Rows from a dataset of charts and code:
-*-

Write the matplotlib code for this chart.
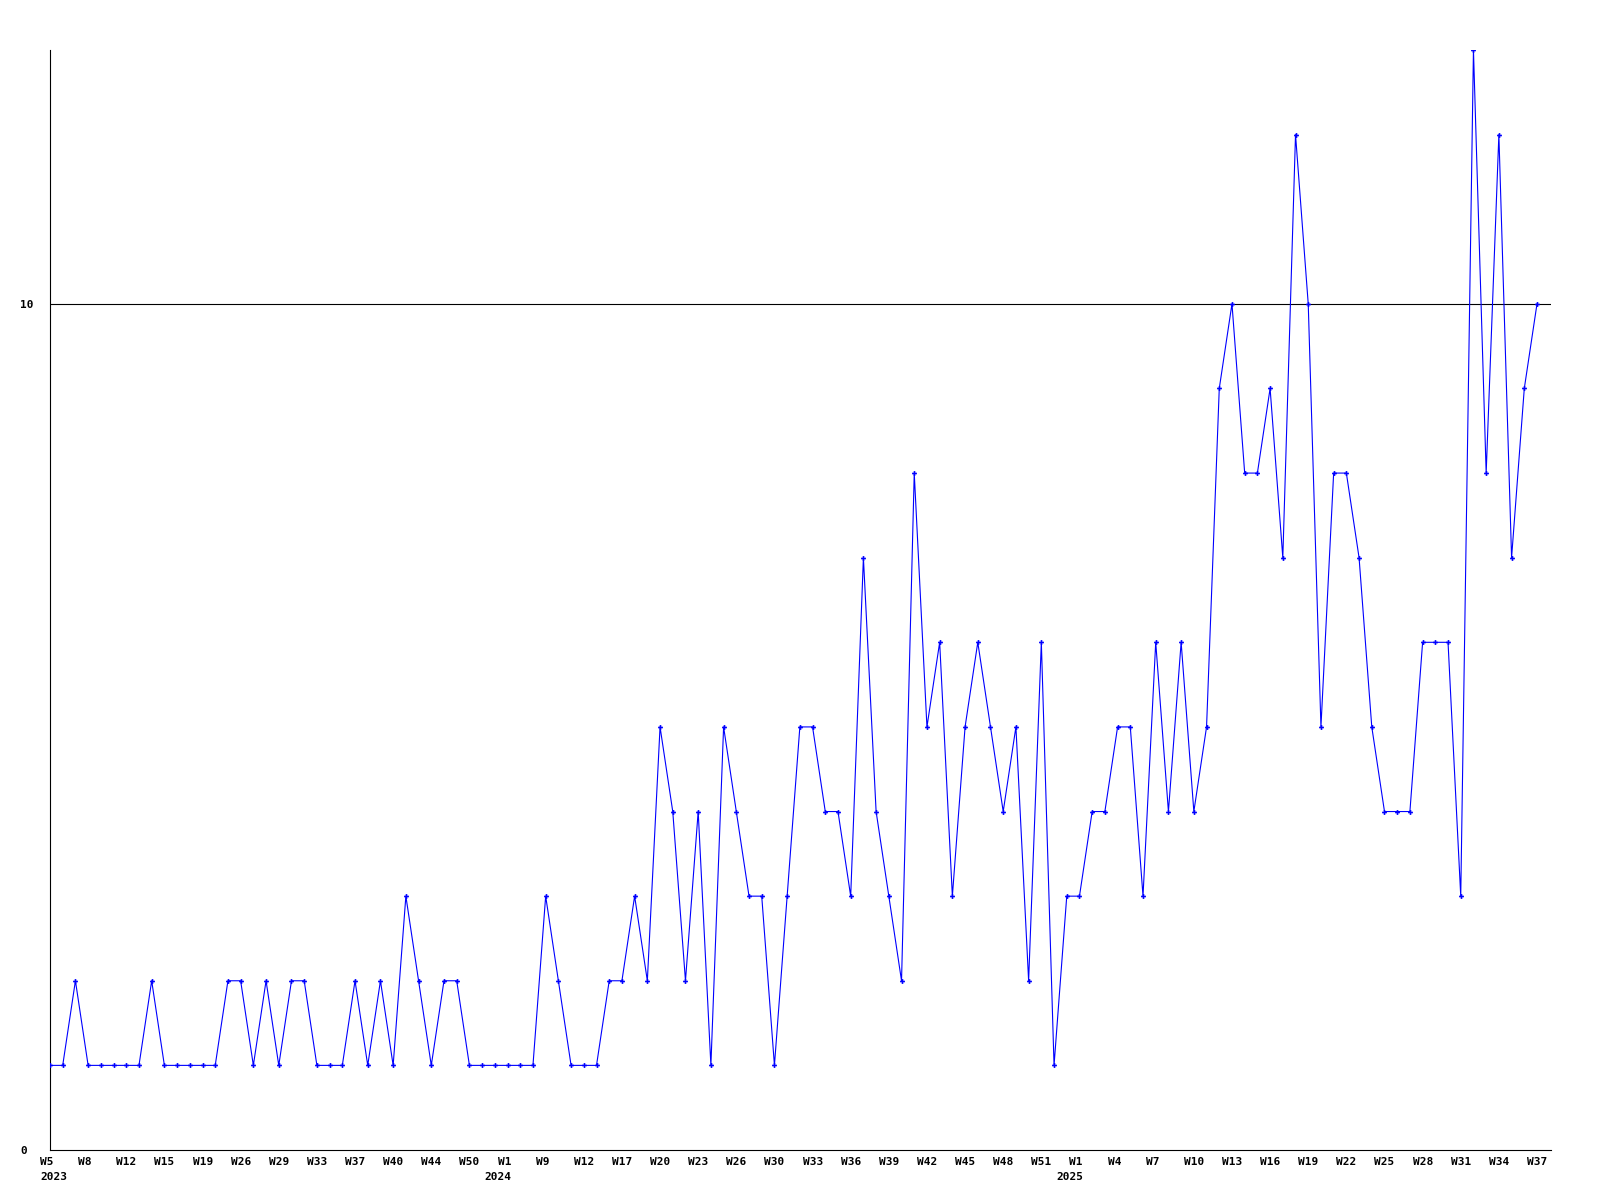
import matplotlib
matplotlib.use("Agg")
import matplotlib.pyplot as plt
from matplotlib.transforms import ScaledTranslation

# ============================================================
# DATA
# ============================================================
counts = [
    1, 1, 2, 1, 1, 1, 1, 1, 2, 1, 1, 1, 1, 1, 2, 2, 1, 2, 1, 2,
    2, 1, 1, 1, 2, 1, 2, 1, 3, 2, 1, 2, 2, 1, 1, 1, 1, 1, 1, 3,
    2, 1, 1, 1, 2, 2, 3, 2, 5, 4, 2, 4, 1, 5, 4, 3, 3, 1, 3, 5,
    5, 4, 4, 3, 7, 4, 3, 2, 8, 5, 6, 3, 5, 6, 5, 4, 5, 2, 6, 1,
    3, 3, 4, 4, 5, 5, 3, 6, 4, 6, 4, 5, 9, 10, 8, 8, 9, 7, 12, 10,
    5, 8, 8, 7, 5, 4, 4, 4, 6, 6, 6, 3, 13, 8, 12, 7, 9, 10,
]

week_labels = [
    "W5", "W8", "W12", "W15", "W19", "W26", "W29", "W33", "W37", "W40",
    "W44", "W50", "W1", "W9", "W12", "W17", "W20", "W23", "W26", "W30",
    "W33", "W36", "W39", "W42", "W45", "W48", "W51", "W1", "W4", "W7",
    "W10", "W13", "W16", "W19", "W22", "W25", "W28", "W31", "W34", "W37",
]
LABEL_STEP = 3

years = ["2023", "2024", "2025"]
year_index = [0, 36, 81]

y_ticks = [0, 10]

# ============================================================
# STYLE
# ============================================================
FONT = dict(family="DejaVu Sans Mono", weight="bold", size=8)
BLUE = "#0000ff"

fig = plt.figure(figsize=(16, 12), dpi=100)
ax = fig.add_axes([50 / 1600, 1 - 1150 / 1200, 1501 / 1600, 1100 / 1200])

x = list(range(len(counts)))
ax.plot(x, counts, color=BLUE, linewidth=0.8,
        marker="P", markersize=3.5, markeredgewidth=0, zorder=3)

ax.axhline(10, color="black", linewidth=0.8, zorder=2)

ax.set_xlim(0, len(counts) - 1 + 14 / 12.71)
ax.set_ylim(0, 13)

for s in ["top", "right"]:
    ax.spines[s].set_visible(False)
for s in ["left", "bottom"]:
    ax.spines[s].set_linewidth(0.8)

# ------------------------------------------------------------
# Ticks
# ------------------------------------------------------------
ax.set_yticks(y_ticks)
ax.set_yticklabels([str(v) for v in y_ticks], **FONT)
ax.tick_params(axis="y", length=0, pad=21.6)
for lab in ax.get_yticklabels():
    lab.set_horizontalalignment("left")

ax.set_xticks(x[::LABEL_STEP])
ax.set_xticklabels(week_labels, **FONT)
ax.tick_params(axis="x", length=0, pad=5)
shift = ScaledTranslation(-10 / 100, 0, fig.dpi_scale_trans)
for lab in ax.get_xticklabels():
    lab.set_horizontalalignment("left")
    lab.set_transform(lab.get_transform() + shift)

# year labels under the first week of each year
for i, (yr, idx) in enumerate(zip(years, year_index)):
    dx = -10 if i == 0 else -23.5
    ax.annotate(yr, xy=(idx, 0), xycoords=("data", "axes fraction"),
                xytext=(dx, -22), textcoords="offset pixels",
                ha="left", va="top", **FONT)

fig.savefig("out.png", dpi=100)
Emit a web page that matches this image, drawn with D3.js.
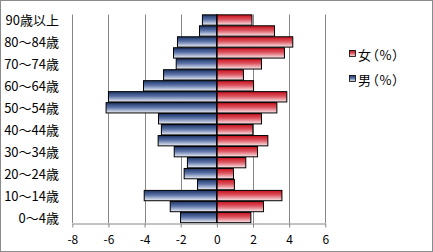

-*-

OBJECTIVE: Your copy should match the records word for word, with the pictures removed.

RESPONSE TO THE TASK:
Write the matplotlib code for this chart.
import matplotlib
matplotlib.use("Agg")
import matplotlib.pyplot as plt
from matplotlib.transforms import ScaledTranslation

# ============================================================
# DATA
# ============================================================
counts = [
    1, 1, 2, 1, 1, 1, 1, 1, 2, 1, 1, 1, 1, 1, 2, 2, 1, 2, 1, 2,
    2, 1, 1, 1, 2, 1, 2, 1, 3, 2, 1, 2, 2, 1, 1, 1, 1, 1, 1, 3,
    2, 1, 1, 1, 2, 2, 3, 2, 5, 4, 2, 4, 1, 5, 4, 3, 3, 1, 3, 5,
    5, 4, 4, 3, 7, 4, 3, 2, 8, 5, 6, 3, 5, 6, 5, 4, 5, 2, 6, 1,
    3, 3, 4, 4, 5, 5, 3, 6, 4, 6, 4, 5, 9, 10, 8, 8, 9, 7, 12, 10,
    5, 8, 8, 7, 5, 4, 4, 4, 6, 6, 6, 3, 13, 8, 12, 7, 9, 10,
]

week_labels = [
    "W5", "W8", "W12", "W15", "W19", "W26", "W29", "W33", "W37", "W40",
    "W44", "W50", "W1", "W9", "W12", "W17", "W20", "W23", "W26", "W30",
    "W33", "W36", "W39", "W42", "W45", "W48", "W51", "W1", "W4", "W7",
    "W10", "W13", "W16", "W19", "W22", "W25", "W28", "W31", "W34", "W37",
]
LABEL_STEP = 3

years = ["2023", "2024", "2025"]
year_index = [0, 36, 81]

y_ticks = [0, 10]

# ============================================================
# STYLE
# ============================================================
FONT = dict(family="DejaVu Sans Mono", weight="bold", size=8)
BLUE = "#0000ff"

fig = plt.figure(figsize=(16, 12), dpi=100)
ax = fig.add_axes([50 / 1600, 1 - 1150 / 1200, 1501 / 1600, 1100 / 1200])

x = list(range(len(counts)))
ax.plot(x, counts, color=BLUE, linewidth=0.8,
        marker="P", markersize=3.5, markeredgewidth=0, zorder=3)

ax.axhline(10, color="black", linewidth=0.8, zorder=2)

ax.set_xlim(0, len(counts) - 1 + 14 / 12.71)
ax.set_ylim(0, 13)

for s in ["top", "right"]:
    ax.spines[s].set_visible(False)
for s in ["left", "bottom"]:
    ax.spines[s].set_linewidth(0.8)

# ------------------------------------------------------------
# Ticks
# ------------------------------------------------------------
ax.set_yticks(y_ticks)
ax.set_yticklabels([str(v) for v in y_ticks], **FONT)
ax.tick_params(axis="y", length=0, pad=21.6)
for lab in ax.get_yticklabels():
    lab.set_horizontalalignment("left")

ax.set_xticks(x[::LABEL_STEP])
ax.set_xticklabels(week_labels, **FONT)
ax.tick_params(axis="x", length=0, pad=5)
shift = ScaledTranslation(-10 / 100, 0, fig.dpi_scale_trans)
for lab in ax.get_xticklabels():
    lab.set_horizontalalignment("left")
    lab.set_transform(lab.get_transform() + shift)

# year labels under the first week of each year
for i, (yr, idx) in enumerate(zip(years, year_index)):
    dx = -10 if i == 0 else -23.5
    ax.annotate(yr, xy=(idx, 0), xycoords=("data", "axes fraction"),
                xytext=(dx, -22), textcoords="offset pixels",
                ha="left", va="top", **FONT)

fig.savefig("out.png", dpi=100)
Emit a web page that matches this image, drawn with D3.js.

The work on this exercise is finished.